** BEGIN Available records **

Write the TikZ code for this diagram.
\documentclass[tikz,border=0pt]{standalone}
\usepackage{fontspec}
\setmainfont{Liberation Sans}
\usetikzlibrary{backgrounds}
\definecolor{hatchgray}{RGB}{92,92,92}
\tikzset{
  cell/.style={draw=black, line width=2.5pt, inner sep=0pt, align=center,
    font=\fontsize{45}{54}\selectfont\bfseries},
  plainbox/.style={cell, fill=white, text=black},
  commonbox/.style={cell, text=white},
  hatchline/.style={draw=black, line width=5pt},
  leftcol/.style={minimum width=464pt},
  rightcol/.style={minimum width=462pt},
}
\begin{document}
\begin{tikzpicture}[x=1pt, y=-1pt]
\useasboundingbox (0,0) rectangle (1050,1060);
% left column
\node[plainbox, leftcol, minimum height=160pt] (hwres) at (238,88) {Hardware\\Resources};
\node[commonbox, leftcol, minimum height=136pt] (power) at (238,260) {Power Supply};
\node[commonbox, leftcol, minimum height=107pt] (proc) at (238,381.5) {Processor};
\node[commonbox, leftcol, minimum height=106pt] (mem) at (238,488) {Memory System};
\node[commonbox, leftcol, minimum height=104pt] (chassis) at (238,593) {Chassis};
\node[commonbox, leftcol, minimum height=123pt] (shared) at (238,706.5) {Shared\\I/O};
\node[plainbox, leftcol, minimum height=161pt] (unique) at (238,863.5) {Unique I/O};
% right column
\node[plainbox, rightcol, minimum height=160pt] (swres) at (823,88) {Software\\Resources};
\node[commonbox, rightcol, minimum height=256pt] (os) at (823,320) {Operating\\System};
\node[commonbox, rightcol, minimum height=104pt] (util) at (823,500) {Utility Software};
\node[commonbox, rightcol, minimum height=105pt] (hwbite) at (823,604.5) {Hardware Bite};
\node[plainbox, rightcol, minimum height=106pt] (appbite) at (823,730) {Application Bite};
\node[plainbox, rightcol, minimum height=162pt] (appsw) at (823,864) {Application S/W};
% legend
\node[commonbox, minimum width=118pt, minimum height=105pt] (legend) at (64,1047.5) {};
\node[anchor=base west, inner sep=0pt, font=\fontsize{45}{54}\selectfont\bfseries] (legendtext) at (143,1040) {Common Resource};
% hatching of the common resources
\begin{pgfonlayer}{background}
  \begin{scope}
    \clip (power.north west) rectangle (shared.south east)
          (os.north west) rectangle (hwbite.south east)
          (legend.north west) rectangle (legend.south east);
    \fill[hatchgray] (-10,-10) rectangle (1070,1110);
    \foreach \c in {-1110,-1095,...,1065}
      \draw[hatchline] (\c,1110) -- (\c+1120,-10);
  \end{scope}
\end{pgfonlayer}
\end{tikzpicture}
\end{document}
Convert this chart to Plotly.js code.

** END Available records **

> _Exercise task_
From the entries above, return each line with the word "code" in it.

> _Task solution_
Write the TikZ code for this diagram.
Convert this chart to Plotly.js code.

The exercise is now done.